27 October 2021

ER Docs Lobbying Group Says the Quiet Part Out Loud

Private equity is going big into emergency medical services, on the theory that there is an opportunity for massive up-coding (fraud) to generate outsized, and undeserved, profits.

Yet another example of my bromide, "There is nothing that the finance industry cannot ruin."

Well, the largest lobbying organization for ER doctors in the United States admitted it when they noted that doctors who follow Wall Street driven charging and coding advice are at risk of being prosecuted under the false claims act.

This is an admission that they are engaged in a criminal conspiracy to defraud patients and the US government:

Private equity firms have spent hundreds of millions of dollars convincing emergency room doctors and patients that they are all on the same team, fighting the greed of evil insurance companies. But in a remarkable “saying the quiet part out loud” moment, the major professional organization representing emergency physicians just admitted that private equity greed may be leaving the ER doctors vulnerable to criminal fraud charges.

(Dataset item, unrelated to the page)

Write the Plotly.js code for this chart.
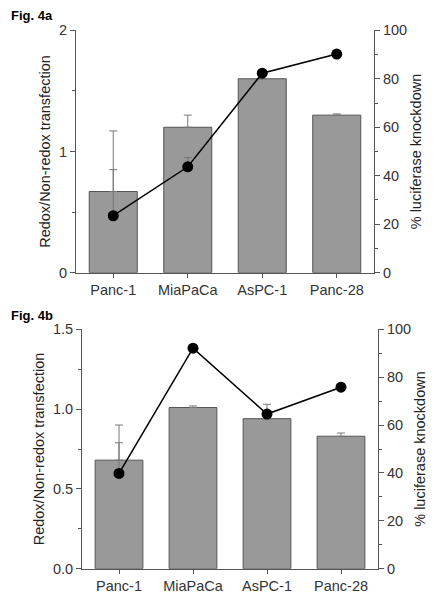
<!DOCTYPE html>
<html>
<head>
<meta charset="utf-8">
<script src="https://cdn.plot.ly/plotly-3.0.1.min.js"></script>
<style>html,body{margin:0;padding:0;background:#fff;}#chart{width:439px;height:600px;}</style>
</head>
<body>
<div id="chart"></div>
<script>
const categories = ['Panc-1', 'MiaPaCa', 'AsPC-1', 'Panc-28'];

// Fig. 4a
const ratioA = [0.67, 1.20, 1.60, 1.30];
const ratioErrA = [0.50, 0.10, 0.00, 0.01];
const knockA = [23.5, 43.7, 82.3, 90.2];
const knockErrA = [19.0, 3.8, 0, 0];

// Fig. 4b
const ratioB = [0.68, 1.01, 0.94, 0.83];
const ratioErrB = [0.22, 0.01, 0.09, 0.02];
const knockB = [39.8, 92.1, 64.6, 75.8];
const knockErrB = [12.8, 0, 0, 1.0];

const barColor = '#999999';
const barLine = '#555555';
const errColor = '#777777';
const axisColor = '#555555';
const textColor = '#333333';
const FONT = 'Liberation Sans, Arial, sans-serif';

function barTrace(y, err, xa, ya) {
  return {
    type: 'bar', x: categories, y: y, xaxis: xa, yaxis: ya,
    marker: {color: barColor, line: {color: barLine, width: 1}},
    error_y: {type: 'data', array: err, arrayminus: err.map(() => 0), symmetric: false,
              color: errColor, thickness: 1, width: 4},
    showlegend: false, hoverinfo: 'skip'
  };
}
function lineTrace(y, err, xa, ya) {
  return {
    type: 'scatter', mode: 'lines+markers', x: categories, y: y, xaxis: xa, yaxis: ya,
    line: {color: '#000000', width: 1.5},
    marker: {color: '#000000', size: 11},
    error_y: {type: 'data', array: err, arrayminus: err.map(() => 0), symmetric: false,
              color: errColor, thickness: 1, width: 4},
    showlegend: false, hoverinfo: 'skip'
  };
}

const data = [
  barTrace(ratioA, ratioErrA, 'x', 'y'),
  lineTrace(knockA, knockErrA, 'x', 'y2'),
  barTrace(ratioB, ratioErrB, 'x2', 'y3'),
  lineTrace(knockB, knockErrB, 'x2', 'y4')
];

const tickFont = {family: FONT, size: 14.5, color: textColor};
const titleFont = {family: FONT, size: 14.5, color: '#222222'};

function xAxis(domain, anchor) {
  return {
    domain: domain, anchor: anchor, type: 'category',
    showline: true, linecolor: axisColor, linewidth: 1,
    ticks: 'outside', ticklen: 4, tickcolor: axisColor,
    tickfont: tickFont, showgrid: false, zeroline: false, fixedrange: true
  };
}
function leftAxis(domain, anchor, range, dtick, minorDtick, fmt) {
  return {
    domain: domain, anchor: anchor, range: range, dtick: dtick, tick0: 0,
    tickformat: fmt,
    showline: true, linecolor: axisColor, linewidth: 1,
    ticks: 'outside', ticklen: 5, tickcolor: axisColor,
    minor: {dtick: minorDtick, ticks: 'outside', ticklen: 3, tickcolor: axisColor, showgrid: false},
    tickfont: tickFont, showgrid: false, zeroline: false, fixedrange: true,
    title: {text: 'Redox/Non-redox transfection', font: titleFont, standoff: 4}
  };
}
function rightAxis(domain, overlay, anchor) {
  return {
    domain: domain, overlaying: overlay, anchor: anchor, side: 'right',
    range: [0, 100], dtick: 20, tick0: 0,
    showline: true, linecolor: axisColor, linewidth: 1,
    ticks: 'outside', ticklen: 5, tickcolor: axisColor,
    minor: {dtick: 10, ticks: 'outside', ticklen: 3, tickcolor: axisColor, showgrid: false},
    tickfont: tickFont, showgrid: false, zeroline: false, fixedrange: true,
    title: {text: '% luciferase knockdown', font: titleFont, standoff: 4}
  };
}

const domAy = [1 - 272.7 / 600, 1 - 30.3 / 600];
const domBy = [1 - 568.7 / 600, 1 - 329.3 / 600];
const domAx = [76 / 439, 374 / 439];
const domBx = [82 / 439, 378 / 439];

const layout = {
  width: 439, height: 600,
  margin: {l: 0, r: 0, t: 0, b: 0},
  paper_bgcolor: '#ffffff', plot_bgcolor: '#ffffff',
  font: {family: FONT, color: textColor},
  bargap: 0.355,
  xaxis: xAxis(domAx, 'y'),
  yaxis: leftAxis(domAy, 'x', [0, 2], 1, 0.5, 'd'),
  yaxis2: rightAxis(domAy, 'y', 'x'),
  xaxis2: xAxis(domBx, 'y3'),
  yaxis3: leftAxis(domBy, 'x2', [0, 1.5], 0.5, 0.25, '.1f'),
  yaxis4: rightAxis(domBy, 'y3', 'x2'),
  annotations: [
    {text: '<b>Fig. 4a</b>', xref: 'paper', yref: 'paper', x: 9 / 439, y: 1 - 15.5 / 600,
     xanchor: 'left', yanchor: 'middle', showarrow: false,
     font: {family: FONT, size: 13, color: '#000000'}},
    {text: '<b>Fig. 4b</b>', xref: 'paper', yref: 'paper', x: 9 / 439, y: 1 - 315.5 / 600,
     xanchor: 'left', yanchor: 'middle', showarrow: false,
     font: {family: FONT, size: 13, color: '#000000'}}
  ]
};

Plotly.newPlot('chart', data, layout, {staticPlot: true, displayModeBar: false});
</script>
</body>
</html>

The admission came in a document the board of the American College of Emergency Physicians (ACEP) circulated to its roughly 400-member council in advance of its annual conference, which began earlier this week in Boston. Robert McNamara, [no, not that one] a Temple University medical school professor who has been working for decades to galvanize ER doctors in opposition to the “corporate practice of medicine,” had proposed a resolution that would essentially force all ER staffing companies seeking to do business with ACEP to periodically furnish their physicians with data on the services and procedures the company had billed for under their license numbers.

Buried in the middle of the otherwise mundane memo on past resolutions, the board addressed McNamara’s proposal. Unsurprisingly, the Board expressed extreme reluctance to adopting the proposal, noting that four separate attorneys it had consulted believed there was “substantial risk to implementing the resolution as written.” The ACEP brass had previously cited the (dubious) threat that forcing transparency could somehow invite an antitrust lawsuit, but this time they provided a new and eyebrow-raising concern.

“ACEP engaged outside counsel to advise on whether securing regular reporting of billing in a physician's name could inadvertently subject that physician to potential liability under the False Claims Act [emphasis added], since provision of this information could now leave them considered to be ‘knowing,’” they wrote.

In other words: emergency room doctors are better off not knowing what their private equity overlords are billing under their license numbers, because they are less likely to go to jail for Medicare fraud if they didn’t actually know they were committing it. This admission is especially eye-opening coming from ACEP, an organization that has evolved over the past several decades into a willing mouthpiece for the private equity industry that controls most of the biggest ER staffing firms and has pushed the aggressive billing practices for which they have become notorious.

You know, the FBI might better serve the public if they spent their time investigating stuff like this, instead of staging sting operations against Muslims who are still living in their parents' basements.